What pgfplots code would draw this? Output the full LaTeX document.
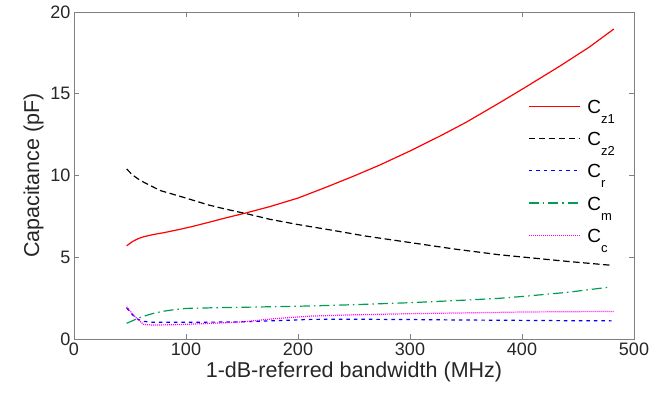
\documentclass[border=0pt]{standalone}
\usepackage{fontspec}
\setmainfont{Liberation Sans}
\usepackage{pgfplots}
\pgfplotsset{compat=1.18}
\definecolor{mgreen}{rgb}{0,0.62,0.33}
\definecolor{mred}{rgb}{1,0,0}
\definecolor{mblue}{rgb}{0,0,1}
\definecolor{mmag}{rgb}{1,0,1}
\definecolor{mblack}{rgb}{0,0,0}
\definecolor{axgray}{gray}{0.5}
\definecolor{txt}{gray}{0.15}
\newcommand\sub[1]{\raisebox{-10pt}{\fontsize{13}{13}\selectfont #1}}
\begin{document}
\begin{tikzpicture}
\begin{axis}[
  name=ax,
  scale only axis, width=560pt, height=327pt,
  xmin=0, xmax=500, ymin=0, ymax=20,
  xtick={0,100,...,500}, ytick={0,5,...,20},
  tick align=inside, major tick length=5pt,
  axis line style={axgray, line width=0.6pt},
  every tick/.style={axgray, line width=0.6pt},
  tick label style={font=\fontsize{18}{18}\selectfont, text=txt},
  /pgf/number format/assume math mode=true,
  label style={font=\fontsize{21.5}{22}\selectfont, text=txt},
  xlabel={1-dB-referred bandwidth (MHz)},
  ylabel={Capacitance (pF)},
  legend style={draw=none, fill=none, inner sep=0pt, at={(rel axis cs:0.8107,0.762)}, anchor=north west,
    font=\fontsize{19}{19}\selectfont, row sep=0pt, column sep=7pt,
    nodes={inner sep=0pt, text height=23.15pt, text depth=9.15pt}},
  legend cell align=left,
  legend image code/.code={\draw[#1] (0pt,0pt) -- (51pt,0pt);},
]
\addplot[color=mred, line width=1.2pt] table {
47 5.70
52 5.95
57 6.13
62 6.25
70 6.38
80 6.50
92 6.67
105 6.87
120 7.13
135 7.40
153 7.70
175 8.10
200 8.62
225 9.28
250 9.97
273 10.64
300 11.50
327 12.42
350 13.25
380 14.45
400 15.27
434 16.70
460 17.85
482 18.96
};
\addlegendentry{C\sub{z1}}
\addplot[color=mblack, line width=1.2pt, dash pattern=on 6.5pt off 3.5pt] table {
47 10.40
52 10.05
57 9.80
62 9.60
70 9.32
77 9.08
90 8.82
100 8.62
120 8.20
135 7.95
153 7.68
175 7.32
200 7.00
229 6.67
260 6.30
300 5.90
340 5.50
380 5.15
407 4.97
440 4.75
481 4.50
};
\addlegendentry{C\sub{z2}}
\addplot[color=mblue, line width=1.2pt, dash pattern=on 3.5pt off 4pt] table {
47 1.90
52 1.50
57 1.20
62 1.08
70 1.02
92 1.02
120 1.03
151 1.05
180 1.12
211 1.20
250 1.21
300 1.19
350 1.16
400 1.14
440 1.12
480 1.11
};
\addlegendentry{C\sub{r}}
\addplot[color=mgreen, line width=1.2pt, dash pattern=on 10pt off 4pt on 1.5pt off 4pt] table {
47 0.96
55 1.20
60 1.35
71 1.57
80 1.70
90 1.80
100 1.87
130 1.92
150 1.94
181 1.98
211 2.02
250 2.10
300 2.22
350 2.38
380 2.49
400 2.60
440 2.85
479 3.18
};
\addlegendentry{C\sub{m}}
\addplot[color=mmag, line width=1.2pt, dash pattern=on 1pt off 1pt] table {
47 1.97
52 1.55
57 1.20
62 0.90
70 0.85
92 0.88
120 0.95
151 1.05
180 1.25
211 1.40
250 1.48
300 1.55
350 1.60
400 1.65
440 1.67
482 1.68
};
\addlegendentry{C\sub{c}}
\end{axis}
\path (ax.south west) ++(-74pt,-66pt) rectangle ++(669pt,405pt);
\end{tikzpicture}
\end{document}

■ The exercise
Show, from the material above, each line that includes the string "draw".

■ Solution to the exercise
What pgfplots code would draw this? Output the full LaTeX document.
  legend style={draw=none, fill=none, inner sep=0pt, at={(rel axis cs:0.8107,0.762)}, anchor=north west,
  legend image code/.code={\draw[#1] (0pt,0pt) -- (51pt,0pt);},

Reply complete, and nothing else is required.